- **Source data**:
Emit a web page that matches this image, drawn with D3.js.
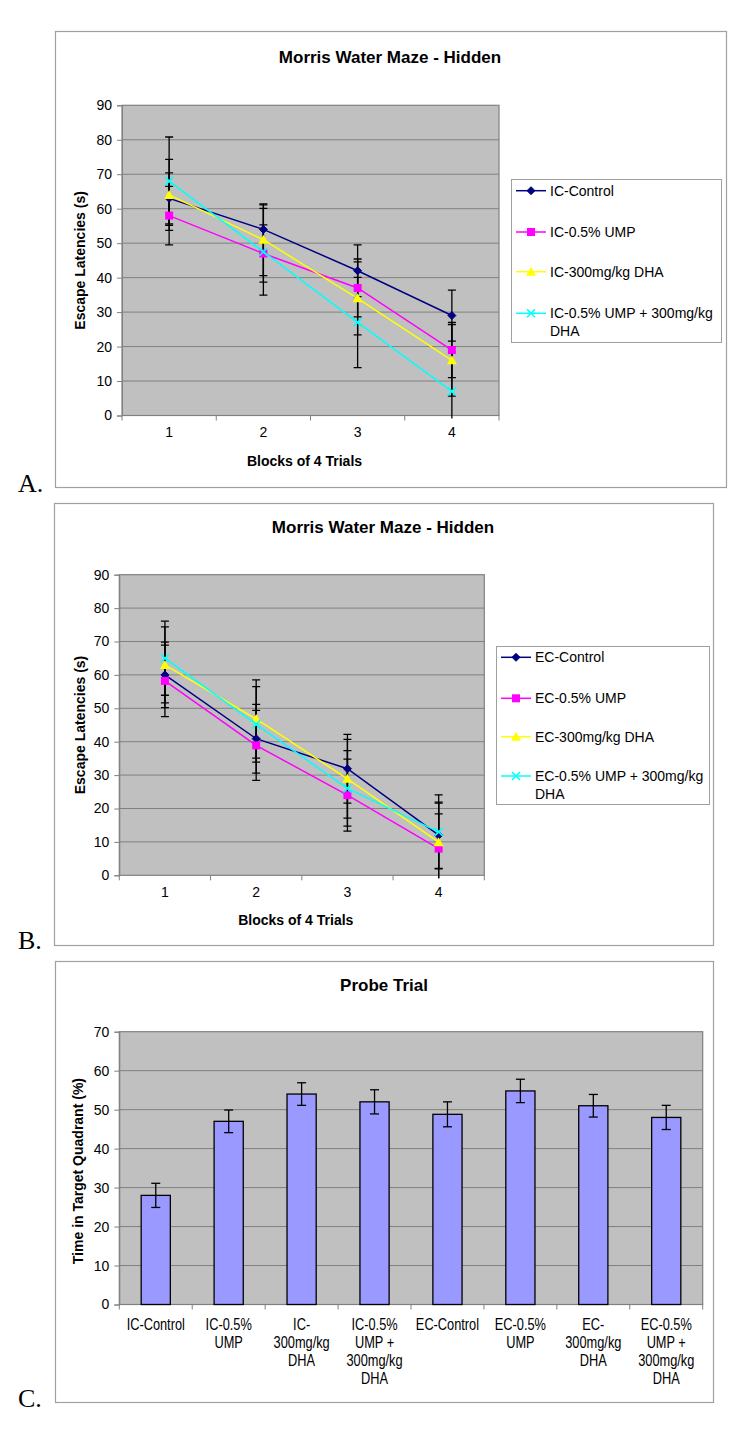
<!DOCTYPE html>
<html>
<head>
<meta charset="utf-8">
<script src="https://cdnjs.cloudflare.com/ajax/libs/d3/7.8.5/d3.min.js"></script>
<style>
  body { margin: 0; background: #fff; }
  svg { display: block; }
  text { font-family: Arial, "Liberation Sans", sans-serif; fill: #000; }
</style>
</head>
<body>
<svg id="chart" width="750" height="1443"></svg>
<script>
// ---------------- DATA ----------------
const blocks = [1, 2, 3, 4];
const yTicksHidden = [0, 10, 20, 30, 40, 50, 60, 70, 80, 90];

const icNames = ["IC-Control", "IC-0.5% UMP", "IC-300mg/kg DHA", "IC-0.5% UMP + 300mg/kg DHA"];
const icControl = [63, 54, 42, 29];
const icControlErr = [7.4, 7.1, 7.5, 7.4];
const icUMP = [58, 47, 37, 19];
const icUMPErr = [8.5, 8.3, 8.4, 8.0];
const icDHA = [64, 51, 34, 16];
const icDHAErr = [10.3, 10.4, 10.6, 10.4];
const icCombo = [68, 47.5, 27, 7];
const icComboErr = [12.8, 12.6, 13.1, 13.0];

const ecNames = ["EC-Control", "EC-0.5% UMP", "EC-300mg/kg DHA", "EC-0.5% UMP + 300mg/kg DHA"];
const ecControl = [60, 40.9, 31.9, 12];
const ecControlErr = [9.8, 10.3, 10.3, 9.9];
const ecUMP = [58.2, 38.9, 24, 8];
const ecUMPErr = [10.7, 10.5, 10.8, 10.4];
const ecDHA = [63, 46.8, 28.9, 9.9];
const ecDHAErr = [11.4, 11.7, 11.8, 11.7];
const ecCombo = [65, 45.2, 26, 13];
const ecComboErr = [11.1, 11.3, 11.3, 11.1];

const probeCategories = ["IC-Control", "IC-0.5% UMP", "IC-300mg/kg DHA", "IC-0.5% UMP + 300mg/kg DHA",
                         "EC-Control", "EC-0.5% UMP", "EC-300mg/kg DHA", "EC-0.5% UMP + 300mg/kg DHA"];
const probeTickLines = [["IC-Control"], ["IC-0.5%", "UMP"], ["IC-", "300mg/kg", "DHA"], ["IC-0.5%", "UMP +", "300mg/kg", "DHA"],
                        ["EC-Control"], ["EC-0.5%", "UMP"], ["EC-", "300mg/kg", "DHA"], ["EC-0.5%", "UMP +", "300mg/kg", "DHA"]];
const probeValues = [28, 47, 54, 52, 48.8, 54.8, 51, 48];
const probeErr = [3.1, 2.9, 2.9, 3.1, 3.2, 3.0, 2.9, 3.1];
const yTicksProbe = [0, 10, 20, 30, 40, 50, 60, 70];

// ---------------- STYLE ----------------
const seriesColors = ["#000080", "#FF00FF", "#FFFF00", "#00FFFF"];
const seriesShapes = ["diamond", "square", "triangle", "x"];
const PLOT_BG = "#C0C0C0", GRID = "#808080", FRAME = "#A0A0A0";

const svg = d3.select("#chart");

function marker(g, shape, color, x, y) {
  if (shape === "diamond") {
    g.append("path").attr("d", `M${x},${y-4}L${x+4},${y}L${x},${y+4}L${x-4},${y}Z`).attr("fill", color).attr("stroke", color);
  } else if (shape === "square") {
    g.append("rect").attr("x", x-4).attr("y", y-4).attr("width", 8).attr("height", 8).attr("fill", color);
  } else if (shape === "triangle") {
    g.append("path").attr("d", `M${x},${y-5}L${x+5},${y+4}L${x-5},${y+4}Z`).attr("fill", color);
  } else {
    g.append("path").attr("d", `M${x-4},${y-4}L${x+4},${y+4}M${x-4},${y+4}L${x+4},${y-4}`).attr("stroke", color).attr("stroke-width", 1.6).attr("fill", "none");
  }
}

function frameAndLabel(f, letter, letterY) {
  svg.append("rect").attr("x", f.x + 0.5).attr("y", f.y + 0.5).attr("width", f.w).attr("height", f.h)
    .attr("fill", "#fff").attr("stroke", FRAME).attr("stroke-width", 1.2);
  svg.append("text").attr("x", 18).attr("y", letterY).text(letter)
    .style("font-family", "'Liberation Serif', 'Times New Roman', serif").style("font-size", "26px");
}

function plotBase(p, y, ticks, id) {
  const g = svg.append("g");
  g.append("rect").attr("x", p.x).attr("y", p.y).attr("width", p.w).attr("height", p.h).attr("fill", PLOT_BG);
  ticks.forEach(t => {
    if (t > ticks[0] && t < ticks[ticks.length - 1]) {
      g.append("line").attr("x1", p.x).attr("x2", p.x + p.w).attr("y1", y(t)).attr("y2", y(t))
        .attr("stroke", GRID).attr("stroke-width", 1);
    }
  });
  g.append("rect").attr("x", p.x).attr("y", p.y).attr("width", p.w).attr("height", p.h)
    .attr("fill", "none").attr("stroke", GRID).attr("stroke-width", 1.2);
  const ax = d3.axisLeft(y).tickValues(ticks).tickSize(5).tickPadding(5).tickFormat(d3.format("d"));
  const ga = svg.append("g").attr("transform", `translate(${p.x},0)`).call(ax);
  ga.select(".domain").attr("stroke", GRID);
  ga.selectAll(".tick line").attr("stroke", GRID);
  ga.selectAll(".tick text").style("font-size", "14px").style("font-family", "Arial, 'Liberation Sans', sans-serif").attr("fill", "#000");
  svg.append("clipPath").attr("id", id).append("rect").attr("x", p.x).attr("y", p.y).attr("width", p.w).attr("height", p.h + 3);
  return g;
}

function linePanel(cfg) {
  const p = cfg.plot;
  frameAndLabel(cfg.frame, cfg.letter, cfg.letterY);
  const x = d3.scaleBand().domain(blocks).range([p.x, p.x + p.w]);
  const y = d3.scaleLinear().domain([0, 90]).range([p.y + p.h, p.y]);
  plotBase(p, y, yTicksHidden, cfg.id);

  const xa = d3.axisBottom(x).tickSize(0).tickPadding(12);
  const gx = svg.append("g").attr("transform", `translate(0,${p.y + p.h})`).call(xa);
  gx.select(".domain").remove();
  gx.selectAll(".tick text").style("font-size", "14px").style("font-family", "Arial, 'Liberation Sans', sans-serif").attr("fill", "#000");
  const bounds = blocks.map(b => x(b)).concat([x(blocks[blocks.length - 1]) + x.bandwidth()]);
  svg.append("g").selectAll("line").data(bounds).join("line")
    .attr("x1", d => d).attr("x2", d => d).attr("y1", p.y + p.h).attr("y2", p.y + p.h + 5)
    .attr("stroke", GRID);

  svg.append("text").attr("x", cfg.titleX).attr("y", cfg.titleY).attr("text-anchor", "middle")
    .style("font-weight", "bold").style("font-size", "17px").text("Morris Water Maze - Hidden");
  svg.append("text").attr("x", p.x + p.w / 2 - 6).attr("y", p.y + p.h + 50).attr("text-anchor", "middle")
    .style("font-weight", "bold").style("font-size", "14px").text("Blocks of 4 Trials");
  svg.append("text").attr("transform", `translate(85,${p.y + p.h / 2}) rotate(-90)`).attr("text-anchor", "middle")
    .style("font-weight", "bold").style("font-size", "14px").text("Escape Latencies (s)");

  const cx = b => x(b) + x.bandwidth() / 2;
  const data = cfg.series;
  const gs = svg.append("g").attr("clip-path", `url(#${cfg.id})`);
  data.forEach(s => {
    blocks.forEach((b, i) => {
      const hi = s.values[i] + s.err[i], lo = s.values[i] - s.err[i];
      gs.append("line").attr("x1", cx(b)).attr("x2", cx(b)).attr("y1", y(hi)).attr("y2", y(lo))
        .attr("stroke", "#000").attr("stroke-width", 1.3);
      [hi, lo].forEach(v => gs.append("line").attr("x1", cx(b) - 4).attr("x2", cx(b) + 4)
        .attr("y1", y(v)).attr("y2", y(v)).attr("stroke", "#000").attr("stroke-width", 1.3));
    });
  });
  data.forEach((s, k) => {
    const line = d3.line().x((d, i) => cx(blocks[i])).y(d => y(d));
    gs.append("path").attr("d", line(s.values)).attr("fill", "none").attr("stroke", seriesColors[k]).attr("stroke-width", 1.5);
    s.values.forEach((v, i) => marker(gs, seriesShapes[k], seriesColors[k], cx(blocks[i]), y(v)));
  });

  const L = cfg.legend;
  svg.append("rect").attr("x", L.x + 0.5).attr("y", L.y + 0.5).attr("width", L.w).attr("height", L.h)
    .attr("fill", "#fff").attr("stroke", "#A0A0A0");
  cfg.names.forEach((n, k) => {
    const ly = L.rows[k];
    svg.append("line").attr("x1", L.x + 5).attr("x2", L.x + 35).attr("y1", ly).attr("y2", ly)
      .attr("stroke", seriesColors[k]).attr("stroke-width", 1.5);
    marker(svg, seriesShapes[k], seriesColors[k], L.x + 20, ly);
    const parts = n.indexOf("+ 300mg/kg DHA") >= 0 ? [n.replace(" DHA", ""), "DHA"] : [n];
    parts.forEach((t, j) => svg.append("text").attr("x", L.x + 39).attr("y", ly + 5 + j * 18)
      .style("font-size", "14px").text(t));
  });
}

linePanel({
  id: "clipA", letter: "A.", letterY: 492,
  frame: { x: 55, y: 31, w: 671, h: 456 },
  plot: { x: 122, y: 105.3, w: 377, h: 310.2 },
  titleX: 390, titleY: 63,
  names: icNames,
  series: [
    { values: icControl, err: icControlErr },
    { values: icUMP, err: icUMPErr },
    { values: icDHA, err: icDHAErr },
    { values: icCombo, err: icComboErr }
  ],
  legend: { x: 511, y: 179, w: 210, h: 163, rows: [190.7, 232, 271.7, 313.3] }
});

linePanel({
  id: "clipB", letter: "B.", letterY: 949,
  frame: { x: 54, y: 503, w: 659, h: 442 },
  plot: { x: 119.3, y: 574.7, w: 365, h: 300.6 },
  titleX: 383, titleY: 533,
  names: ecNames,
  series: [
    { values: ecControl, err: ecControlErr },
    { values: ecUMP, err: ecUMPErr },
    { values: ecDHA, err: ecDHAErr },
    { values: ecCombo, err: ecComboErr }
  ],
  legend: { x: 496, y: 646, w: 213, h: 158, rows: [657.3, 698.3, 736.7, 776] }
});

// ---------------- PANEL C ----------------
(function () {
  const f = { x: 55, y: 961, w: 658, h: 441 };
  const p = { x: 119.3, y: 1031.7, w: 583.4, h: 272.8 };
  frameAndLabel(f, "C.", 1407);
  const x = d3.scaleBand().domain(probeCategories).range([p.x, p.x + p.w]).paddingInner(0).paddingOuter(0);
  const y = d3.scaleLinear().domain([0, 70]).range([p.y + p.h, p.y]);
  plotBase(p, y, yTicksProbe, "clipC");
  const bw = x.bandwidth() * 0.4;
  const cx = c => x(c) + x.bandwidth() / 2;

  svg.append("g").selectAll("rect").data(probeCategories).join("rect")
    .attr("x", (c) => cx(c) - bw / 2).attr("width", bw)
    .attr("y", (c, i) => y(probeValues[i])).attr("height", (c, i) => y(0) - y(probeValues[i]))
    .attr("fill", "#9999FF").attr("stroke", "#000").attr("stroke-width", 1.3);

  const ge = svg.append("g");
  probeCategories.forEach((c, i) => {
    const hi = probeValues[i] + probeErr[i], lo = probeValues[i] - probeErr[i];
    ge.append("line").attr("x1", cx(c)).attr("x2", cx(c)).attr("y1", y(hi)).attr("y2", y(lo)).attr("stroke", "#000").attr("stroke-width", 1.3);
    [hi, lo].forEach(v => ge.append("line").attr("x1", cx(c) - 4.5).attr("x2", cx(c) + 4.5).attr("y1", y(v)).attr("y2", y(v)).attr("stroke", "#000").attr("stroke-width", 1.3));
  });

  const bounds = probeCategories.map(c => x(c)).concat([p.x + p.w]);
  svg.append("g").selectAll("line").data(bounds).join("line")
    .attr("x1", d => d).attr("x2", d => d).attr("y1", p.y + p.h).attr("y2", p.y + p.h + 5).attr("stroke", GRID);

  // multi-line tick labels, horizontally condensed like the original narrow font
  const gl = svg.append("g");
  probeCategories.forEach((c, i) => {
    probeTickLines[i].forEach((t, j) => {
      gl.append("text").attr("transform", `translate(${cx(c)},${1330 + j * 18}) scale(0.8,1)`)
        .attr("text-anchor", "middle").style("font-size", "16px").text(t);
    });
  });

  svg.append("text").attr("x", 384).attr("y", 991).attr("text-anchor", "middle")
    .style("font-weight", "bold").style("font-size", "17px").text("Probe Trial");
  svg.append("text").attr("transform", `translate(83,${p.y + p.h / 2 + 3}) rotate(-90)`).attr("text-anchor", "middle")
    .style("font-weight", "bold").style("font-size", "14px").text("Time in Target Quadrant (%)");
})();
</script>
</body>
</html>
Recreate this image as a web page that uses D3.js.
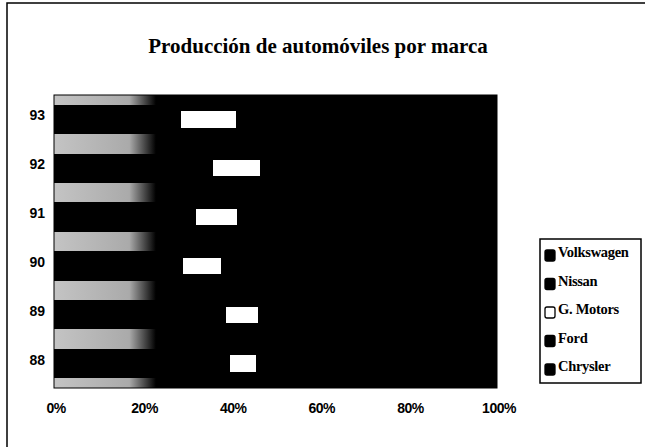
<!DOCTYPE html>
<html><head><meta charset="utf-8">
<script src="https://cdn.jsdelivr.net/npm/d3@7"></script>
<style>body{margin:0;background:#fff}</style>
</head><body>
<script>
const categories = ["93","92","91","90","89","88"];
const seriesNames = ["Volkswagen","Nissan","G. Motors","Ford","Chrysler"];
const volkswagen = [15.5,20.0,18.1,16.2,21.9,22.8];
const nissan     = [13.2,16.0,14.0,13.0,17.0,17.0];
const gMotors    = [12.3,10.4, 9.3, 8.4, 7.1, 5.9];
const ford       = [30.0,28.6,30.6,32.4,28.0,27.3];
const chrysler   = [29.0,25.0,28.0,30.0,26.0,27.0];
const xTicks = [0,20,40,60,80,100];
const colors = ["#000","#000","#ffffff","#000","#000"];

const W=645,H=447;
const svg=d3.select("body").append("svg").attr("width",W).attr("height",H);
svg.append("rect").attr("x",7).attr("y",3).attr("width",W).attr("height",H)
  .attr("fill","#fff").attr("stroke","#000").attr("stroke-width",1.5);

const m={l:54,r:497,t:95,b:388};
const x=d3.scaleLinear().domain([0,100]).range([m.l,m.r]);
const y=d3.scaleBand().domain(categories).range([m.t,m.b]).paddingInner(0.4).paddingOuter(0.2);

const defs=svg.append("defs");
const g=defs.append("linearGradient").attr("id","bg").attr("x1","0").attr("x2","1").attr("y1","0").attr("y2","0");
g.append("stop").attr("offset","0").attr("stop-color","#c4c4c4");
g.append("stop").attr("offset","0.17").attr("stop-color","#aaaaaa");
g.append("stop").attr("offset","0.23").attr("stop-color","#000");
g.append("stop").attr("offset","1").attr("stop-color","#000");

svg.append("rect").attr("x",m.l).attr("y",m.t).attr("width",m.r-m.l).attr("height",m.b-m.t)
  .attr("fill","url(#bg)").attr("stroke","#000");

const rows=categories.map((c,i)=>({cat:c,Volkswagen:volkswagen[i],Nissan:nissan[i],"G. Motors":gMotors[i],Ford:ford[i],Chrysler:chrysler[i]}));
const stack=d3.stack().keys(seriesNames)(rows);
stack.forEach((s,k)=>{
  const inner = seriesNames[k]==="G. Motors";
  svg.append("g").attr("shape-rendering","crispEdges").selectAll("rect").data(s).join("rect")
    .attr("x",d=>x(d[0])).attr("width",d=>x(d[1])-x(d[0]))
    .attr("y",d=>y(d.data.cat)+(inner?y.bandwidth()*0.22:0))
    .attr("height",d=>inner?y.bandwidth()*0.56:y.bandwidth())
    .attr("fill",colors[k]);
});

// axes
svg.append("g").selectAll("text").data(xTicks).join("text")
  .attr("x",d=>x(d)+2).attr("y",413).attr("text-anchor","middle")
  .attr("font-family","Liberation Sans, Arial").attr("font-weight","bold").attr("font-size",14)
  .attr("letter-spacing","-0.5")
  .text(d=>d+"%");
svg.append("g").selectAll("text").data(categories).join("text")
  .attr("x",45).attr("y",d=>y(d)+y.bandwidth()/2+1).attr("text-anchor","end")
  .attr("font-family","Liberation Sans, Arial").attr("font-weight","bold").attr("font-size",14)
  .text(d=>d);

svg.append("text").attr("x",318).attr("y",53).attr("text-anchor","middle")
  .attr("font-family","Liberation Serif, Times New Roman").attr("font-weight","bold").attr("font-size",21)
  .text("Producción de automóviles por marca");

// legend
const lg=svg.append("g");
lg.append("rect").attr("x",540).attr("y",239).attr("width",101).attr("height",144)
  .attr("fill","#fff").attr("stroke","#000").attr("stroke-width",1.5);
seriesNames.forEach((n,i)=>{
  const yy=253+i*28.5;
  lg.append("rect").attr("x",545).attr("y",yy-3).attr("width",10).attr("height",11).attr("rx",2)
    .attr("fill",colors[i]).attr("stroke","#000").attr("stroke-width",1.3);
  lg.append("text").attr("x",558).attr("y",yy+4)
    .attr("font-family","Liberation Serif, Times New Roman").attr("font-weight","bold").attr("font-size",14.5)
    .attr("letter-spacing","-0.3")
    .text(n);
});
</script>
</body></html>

- **Task to carry out**: Quote, exactly and only, the lines from the first line of the data above through the line containing "const icComboErr = [12.8, 12.6, 13.1, 13.0];". The pictures do not belong in it.

- **Expected output**:
Emit a web page that matches this image, drawn with D3.js.
<!DOCTYPE html>
<html>
<head>
<meta charset="utf-8">
<script src="https://cdnjs.cloudflare.com/ajax/libs/d3/7.8.5/d3.min.js"></script>
<style>
  body { margin: 0; background: #fff; }
  svg { display: block; }
  text { font-family: Arial, "Liberation Sans", sans-serif; fill: #000; }
</style>
</head>
<body>
<svg id="chart" width="750" height="1443"></svg>
<script>
// ---------------- DATA ----------------
const blocks = [1, 2, 3, 4];
const yTicksHidden = [0, 10, 20, 30, 40, 50, 60, 70, 80, 90];

const icNames = ["IC-Control", "IC-0.5% UMP", "IC-300mg/kg DHA", "IC-0.5% UMP + 300mg/kg DHA"];
const icControl = [63, 54, 42, 29];
const icControlErr = [7.4, 7.1, 7.5, 7.4];
const icUMP = [58, 47, 37, 19];
const icUMPErr = [8.5, 8.3, 8.4, 8.0];
const icDHA = [64, 51, 34, 16];
const icDHAErr = [10.3, 10.4, 10.6, 10.4];
const icCombo = [68, 47.5, 27, 7];
const icComboErr = [12.8, 12.6, 13.1, 13.0];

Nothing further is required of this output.